The volume of a typical shell is \[ V_{i}=2\pi\ \hbox{(Average radius)(Height)(Thickness)} = 2\pi v_{i}g(v_{i})\Delta y \]

See Figure 36(b).

Figure 36(c) shows the solid of revolution.

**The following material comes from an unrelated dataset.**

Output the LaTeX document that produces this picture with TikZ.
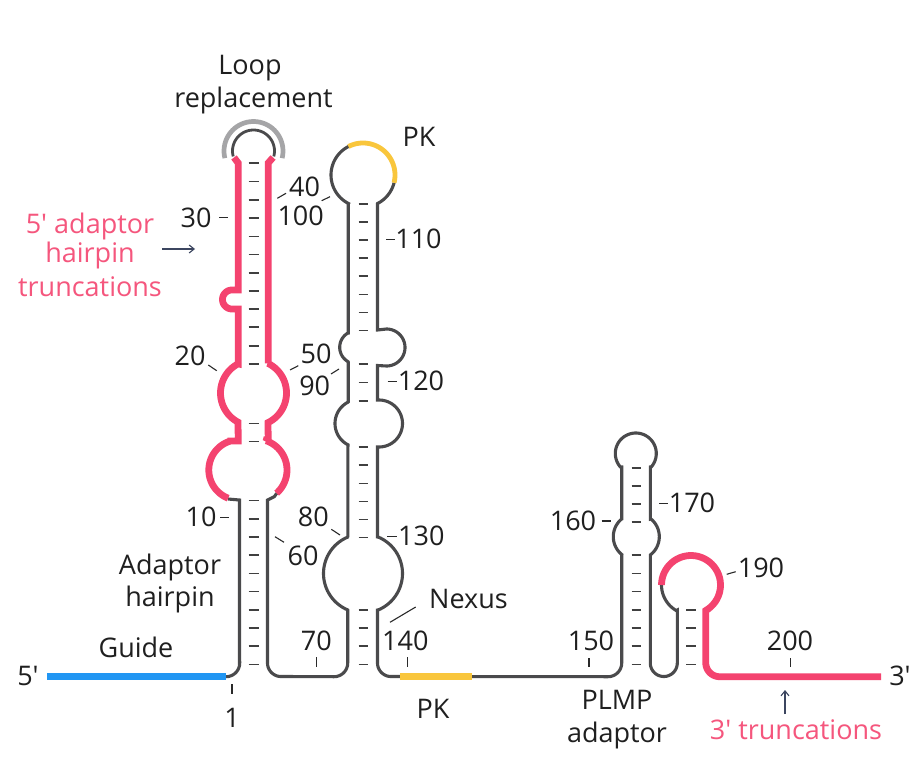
\documentclass[tikz,border=0pt]{standalone}
\usepackage{fontspec}
\setmainfont{Open Sans}
\usetikzlibrary{arrows.meta}
\definecolor{rna}{HTML}{4A4A4C}
\definecolor{pinkc}{HTML}{F4436F}
\definecolor{bluec}{HTML}{2196F3}
\definecolor{yelc}{HTML}{F9C63C}
\definecolor{greyc}{HTML}{A5A5A7}
\definecolor{lead}{HTML}{2A2A2A}
\definecolor{arrowc}{HTML}{3C4660}
\newcommand\Arc[5]{plot[domain=#4:#5,samples=40]({#1+#3*cos(\x)},{#2+#3*sin(\x)})}
\newcommand\LArc[5]{-- plot[domain=#4:#5,samples=40]({#1+#3*cos(\x)},{#2+#3*sin(\x)})}
\tikzset{
  strand/.style={draw=rna,line width=3.1pt,fill=none,miter limit=2},
  pinkline/.style={draw=pinkc,line width=6.8pt,fill=none,miter limit=2},
  tickm/.style={draw=black!75,line width=1.6pt},
  leader/.style={draw=lead,line width=1.1pt},
  lab/.style={font=\fontsize{27}{30}\selectfont,text=black!88,inner sep=0pt,anchor=center},
  pinklab/.style={lab,text=pinkc!90!white},
  thinarrow/.style={draw=arrowc,line width=1.1pt,-{Straight Barb[length=5pt,width=8pt]}}
}
\begin{document}
\begin{tikzpicture}[x=1pt,y=-1pt]
\path[use as bounding box,fill=white] (0,0) rectangle (921,767);
% base pair ticks
\foreach \y in {163.3,181.6,200,218.3,236.7,254.7,273,291.3,309.3,327.3,345.7,364,423.3,441.3,500.3,518.7,536.7,555,573.3,591.3,609.7,627.7,646,664.3}
  \draw[tickm] (248.5,\y) -- (258.5,\y);
\foreach \y in {204,222,240,258.3,276.3,294.7,312.7,330.7,364,382.3,400.7,447,465,483.3,501.3,519.3,537.3,609.7,627.7,646,664.3}
  \draw[tickm] (358.5,\y) -- (368,\y);
\foreach \y in {467.7,485.7,503.7,521.7,555,573.3,591.3,609.7,627.7,645.7,664.3}
  \draw[tickm] (631.5,\y) -- (641,\y);
\foreach \y in {609.7,627.7,645.7,664.3}
  \draw[tickm] (686,\y) -- (696,\y);
% loop replacement
\draw[draw=greyc,line width=4.7pt] \Arc{253.5}{151}{29.5}{166}{374};
\draw[strand,line width=2.8pt] \Arc{253.5}{151}{21}{165}{375};
% first hairpin, lower grey part
\draw[strand] (228,499) -- (239.5,500) -- (239.5,663) \LArc{226}{663}{13.7}{0}{90};
\draw[strand] (276.7,493.3) -- (274.3,496.7) -- (267.5,500) -- (267.5,663) \LArc{281}{663}{13.5}{180}{90} \LArc{334}{663}{13.7}{90}{0} -- (347.7,610) \LArc{363}{573.5}{39.5}{113}{247} -- (347.6,537);
% second hairpin
\draw[strand] (347.9,537) -- (347.9,447) \LArc{359}{423.5}{24}{117}{243} -- (348.2,402) -- (348.2,362) \LArc{356.2}{347.3}{16.5}{120}{240} -- (348.2,333) -- (348.2,204) \LArc{363}{175}{32}{117}{244};
\draw[strand] (377.5,204) \LArc{363}{175}{32}{63}{14};
\draw[strand] (377.5,204) -- (377.5,330) -- (386.5,329) \LArc{386.5}{347.5}{18.5}{-90}{90} -- (377.5,365.5) -- (377.5,400) -- (379,400) \LArc{379}{423.5}{23.5}{-90}{90} -- (377.5,447) -- (377.5,537) \LArc{363}{573.5}{39.5}{-67}{67} -- (377.5,610) -- (377.5,663) \LArc{391}{663}{13.5}{180}{90} -- (608,676.7) \LArc{608}{663}{13.7}{90}{0} -- (621.7,555) \LArc{636.3}{536.7}{23}{129}{231} -- (621.7,520) -- (621.7,467) \LArc{635.8}{453.5}{20.5}{139}{401} -- (650.3,467) -- (650.3,519) \LArc{636.3}{536.7}{23}{-51}{51} -- (650.3,555) -- (650.3,663) \LArc{663.8}{663}{13.5}{180}{0} -- (677.3,610) \LArc{691}{585}{29.5}{120}{180};
% coloured segments
\draw[line width=6.8pt,draw=bluec] (47,676.7) -- (226,676.7);
\draw[line width=7pt,draw=yelc] (400,676.7) -- (472,676.7);
\draw[line width=4.8pt,draw=yelc] \Arc{363}{175}{32}{-117}{14};
% pink hairpin
\draw[pinkline] (234,157.5) -- (238.2,163) -- (238.2,290) -- (232,290) \LArc{232}{299.5}{9.5}{-90}{-270} -- (238.2,309) -- (238.2,363.9) \LArc{253.5}{393}{33}{242}{118} -- (238.2,438) -- (238.2,441) -- (230.2,441) \LArc{239}{470}{30.2}{253}{111};
\draw[pinkline] (273,157.5) -- (268.2,163) -- (268.2,363.4) \LArc{253.5}{393}{33}{-64}{64} -- (268.2,438) -- (266,441) \LArc{256}{470}{31}{-71}{48.4};
% pink 3' end
\draw[pinkline] \Arc{691}{585}{29.5}{180}{420} -- (705.75,663) \LArc{719.75}{662.7}{14}{180}{90} -- (881,676.7);
% leader lines
\draw[leader] (277.3,198.3) -- (286,193.3);
\draw[leader] (321.7,200.7) -- (330,196.7);
\draw[leader] (219.3,217.3) -- (228.3,217.3);
\draw[leader] (386,239.3) -- (395,239.3);
\draw[leader] (208.3,365) -- (216.7,370.7);
\draw[leader] (290,370) -- (298.3,365.7);
\draw[leader] (331,374) -- (339,369);
\draw[leader] (387.7,381.7) -- (396.7,381.7);
\draw[leader] (220,517.7) -- (228.7,517.7);
\draw[leader] (275,536.7) -- (284,542.3);
\draw[leader] (331.3,529.3) -- (340,535);
\draw[leader] (387.3,536.7) -- (396.7,536.7);
\draw[leader] (316.3,657.3) -- (316.3,667.3);
\draw[leader] (407.7,657.3) -- (407.7,667.3);
\draw[leader] (390,622.3) -- (415.7,607);
\draw[leader] (232,684) -- (232,694);
\draw[leader] (589,658) -- (589,667);
\draw[leader] (601.7,521) -- (611,521);
\draw[leader] (659,503.3) -- (668.3,503.3);
\draw[leader] (726.7,574.3) -- (735.7,571.7);
\draw[leader] (790.5,658) -- (790.5,667);
% arrows
\coordinate (a1s) at (162,249); \coordinate (a1e) at (195,249);
\coordinate (a2s) at (785,714); \coordinate (a2e) at (785,690);
\draw[thinarrow] (a1s) -- (a1e);
\draw[thinarrow] (a2s) -- (a2e);
% labels
\node[lab] (loop) at (250,68) {Loop};
\node[lab] (repl) at (253.5,100) {replacement};
\node[lab] (pk1) at (419,137) {PK};
\node[lab] (n40) at (304.5,187) {40};
\node[lab] (n100) at (300.7,216) {100};
\node[lab] (n30) at (196,217.5) {30};
\node[pinklab] (t1) at (90,226) {5′ adaptor};
\node[pinklab] (t2) at (90,255) {hairpin};
\node[pinklab] (t3) at (90,287) {truncations};
\node[lab] (n110) at (418.5,238.5) {110};
\node[lab] (n20) at (190,356) {20};
\node[lab] (n50) at (316,354.3) {50};
\node[lab] (n90) at (314.7,386) {90};
\node[lab] (n120) at (421,381) {120};
\node[lab] (n10) at (201,517.3) {10};
\node[lab] (n60) at (303,556) {60};
\node[lab] (n80) at (313.3,516.7) {80};
\node[lab] (n130) at (421.3,536) {130};
\node[lab] (n70) at (316.3,640.7) {70};
\node[lab] (n140) at (405.3,640.7) {140};
\node[lab] (nexus) at (468.5,599) {Nexus};
\node[lab] (n1) at (232,718) {1};
\node[lab] (guide) at (136,647) {Guide};
\node[lab] (adp) at (170,567) {Adaptor};
\node[lab] (hrp) at (170,599) {hairpin};
\node[lab] (five) at (28,676) {5′};
\node[lab] (three) at (900,676) {3′};
\node[lab] (pk2) at (433,709) {PK};
\node[lab] (plmp) at (617,700) {PLMP};
\node[lab] (adp2) at (617,735) {adaptor};
\node[pinklab] (t4) at (796,730) {3′ truncations};
\node[lab] (n200) at (790,641) {200};
\node[lab] (n150) at (591,641) {150};
\node[lab] (n160) at (573,521) {160};
\node[lab] (n170) at (692,503.3) {170};
\node[lab] (n190) at (761,568) {190};
\end{tikzpicture}
\end{document}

The volume \(V\) of the solid of revolution is \begin{eqnarray*} V &=&2\pi \int_{0}^{b}y~g(y)~{\it dy}=2\pi \int_{0}^{b}y\left( \dfrac{a}{b}\sqrt{ b^{2}-y^{2}}\right) {\it dy} \underset{\underset{\underset{\color{#0066A7}{\hbox{then \({du}={-2y}{ dy}\)}}}{\color{#0066A7}{\hbox{Let \(u=b^2-y^2\);}}}}{\color{#0066A7}{\uparrow }}} {=} 2\pi \dfrac{a}{b}\left( -\dfrac{1}{2}\right) \int_{b^{2}}^{0}\sqrt{u}\ {\it du} \\[-9pt] &=&\dfrac{\pi a}{b}\int_{0}^{b^{2}}u^{1/2}~{\it du}=\dfrac{\pi a}{b}\left[ \dfrac{ u^{3/2}}{\dfrac{3}{2}}\right] _{0}^{b^{2}}=\dfrac{2\pi a}{3b}( b^{3}) =\dfrac{2\pi ab^{2}}{3}\hbox{ cubic units} \end{eqnarray*}